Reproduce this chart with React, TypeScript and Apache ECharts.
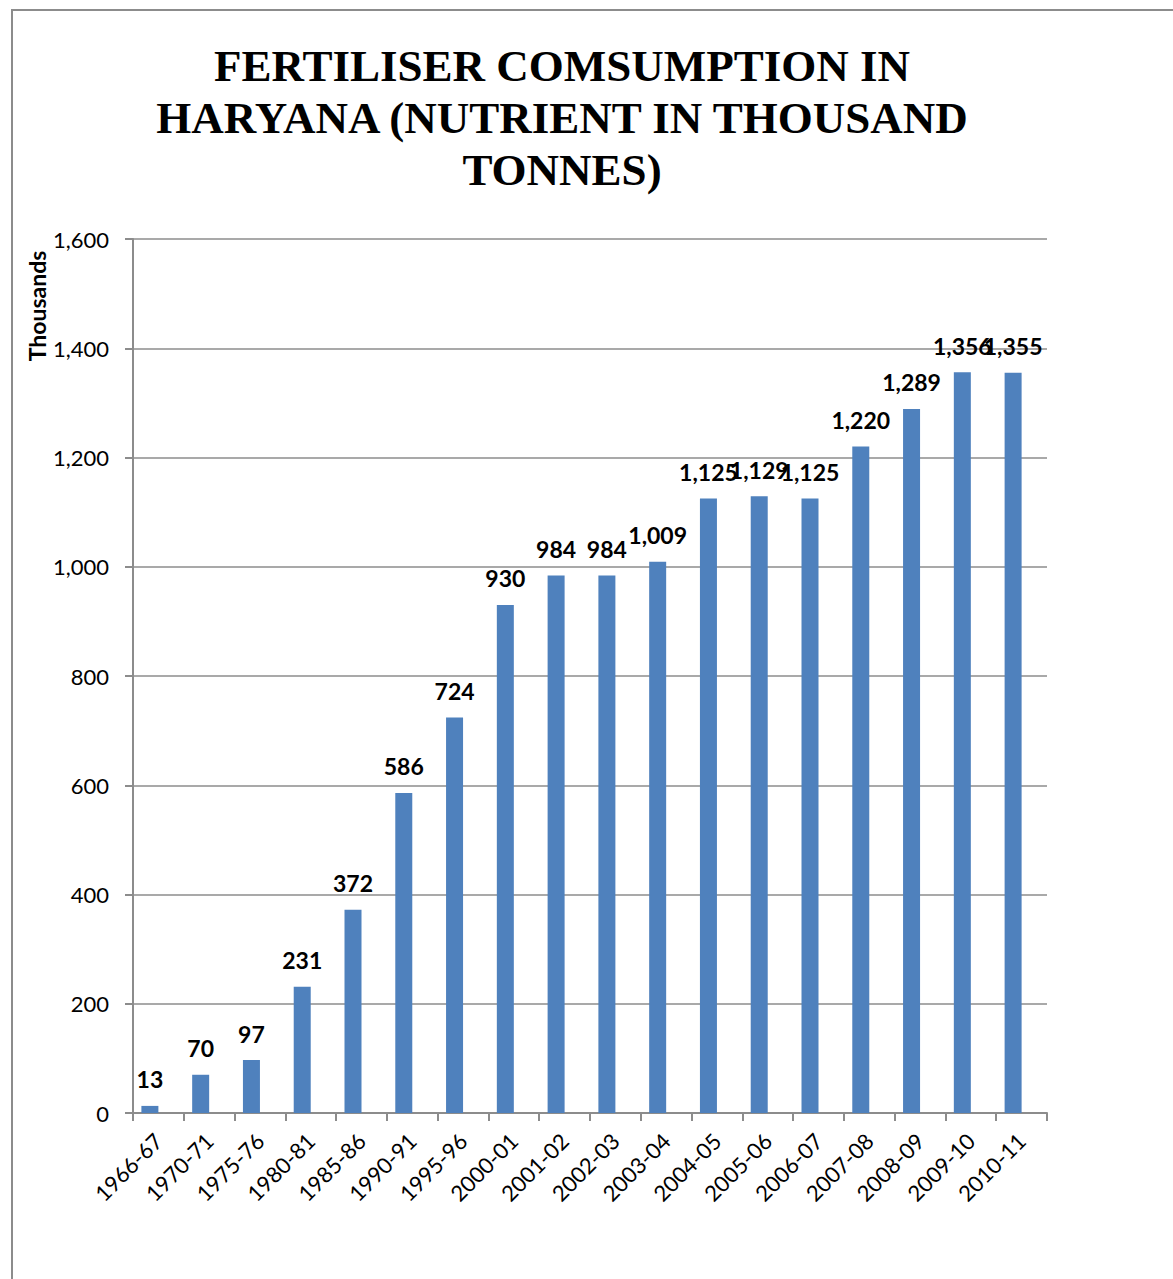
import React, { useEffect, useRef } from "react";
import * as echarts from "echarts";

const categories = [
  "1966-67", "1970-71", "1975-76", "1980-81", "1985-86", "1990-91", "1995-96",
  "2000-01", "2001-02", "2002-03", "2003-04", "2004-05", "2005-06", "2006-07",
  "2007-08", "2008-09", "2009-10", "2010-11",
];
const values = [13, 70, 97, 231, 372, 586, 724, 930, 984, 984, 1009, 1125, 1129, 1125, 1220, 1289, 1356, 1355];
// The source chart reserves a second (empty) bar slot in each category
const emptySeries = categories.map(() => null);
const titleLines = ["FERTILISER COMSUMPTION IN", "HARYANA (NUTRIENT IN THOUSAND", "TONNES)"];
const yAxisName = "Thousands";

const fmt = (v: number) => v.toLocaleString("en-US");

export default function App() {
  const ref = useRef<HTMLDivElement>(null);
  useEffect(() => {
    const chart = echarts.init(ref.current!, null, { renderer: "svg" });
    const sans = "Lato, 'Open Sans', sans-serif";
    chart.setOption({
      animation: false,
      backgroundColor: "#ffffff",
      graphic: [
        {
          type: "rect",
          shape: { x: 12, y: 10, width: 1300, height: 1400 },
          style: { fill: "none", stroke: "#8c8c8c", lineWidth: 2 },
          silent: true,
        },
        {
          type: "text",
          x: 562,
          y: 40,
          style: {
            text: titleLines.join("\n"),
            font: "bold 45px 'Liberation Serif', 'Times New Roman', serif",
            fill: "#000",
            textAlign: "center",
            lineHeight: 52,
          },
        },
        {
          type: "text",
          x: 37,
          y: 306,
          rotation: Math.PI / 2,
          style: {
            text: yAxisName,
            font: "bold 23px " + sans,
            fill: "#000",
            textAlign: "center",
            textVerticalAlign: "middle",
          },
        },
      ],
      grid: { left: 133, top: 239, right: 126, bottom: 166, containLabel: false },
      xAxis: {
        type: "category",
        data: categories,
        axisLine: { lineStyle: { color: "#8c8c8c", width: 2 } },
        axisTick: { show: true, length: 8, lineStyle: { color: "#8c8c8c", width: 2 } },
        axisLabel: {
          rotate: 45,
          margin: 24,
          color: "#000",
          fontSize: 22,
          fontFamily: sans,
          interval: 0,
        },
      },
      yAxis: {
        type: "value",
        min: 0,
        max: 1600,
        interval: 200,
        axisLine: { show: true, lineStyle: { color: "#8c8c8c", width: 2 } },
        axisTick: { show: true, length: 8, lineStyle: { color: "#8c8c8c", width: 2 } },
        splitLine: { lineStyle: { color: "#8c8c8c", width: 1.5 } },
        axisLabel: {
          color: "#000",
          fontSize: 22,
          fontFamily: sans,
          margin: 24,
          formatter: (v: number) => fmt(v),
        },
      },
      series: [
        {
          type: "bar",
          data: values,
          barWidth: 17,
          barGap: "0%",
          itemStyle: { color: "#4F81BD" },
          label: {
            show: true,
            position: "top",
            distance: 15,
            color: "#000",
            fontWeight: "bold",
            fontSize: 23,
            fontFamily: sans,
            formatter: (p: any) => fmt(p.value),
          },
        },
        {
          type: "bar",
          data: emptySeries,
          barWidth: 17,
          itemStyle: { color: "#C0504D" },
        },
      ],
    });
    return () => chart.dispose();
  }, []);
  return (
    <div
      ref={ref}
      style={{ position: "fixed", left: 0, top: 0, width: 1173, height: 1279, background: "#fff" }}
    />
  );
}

WHAT NEEDS TO BE DONE — Restate each line from the start of the listing through the line bearing "const fmt = (v: number)" word for word. Drop the pictures.

TASK RESULT —
Reproduce this chart with React, TypeScript and Apache ECharts.
import React, { useEffect, useRef } from "react";
import * as echarts from "echarts";

const categories = [
  "1966-67", "1970-71", "1975-76", "1980-81", "1985-86", "1990-91", "1995-96",
  "2000-01", "2001-02", "2002-03", "2003-04", "2004-05", "2005-06", "2006-07",
  "2007-08", "2008-09", "2009-10", "2010-11",
];
const values = [13, 70, 97, 231, 372, 586, 724, 930, 984, 984, 1009, 1125, 1129, 1125, 1220, 1289, 1356, 1355];
// The source chart reserves a second (empty) bar slot in each category
const emptySeries = categories.map(() => null);
const titleLines = ["FERTILISER COMSUMPTION IN", "HARYANA (NUTRIENT IN THOUSAND", "TONNES)"];
const yAxisName = "Thousands";

const fmt = (v: number) => v.toLocaleString("en-US");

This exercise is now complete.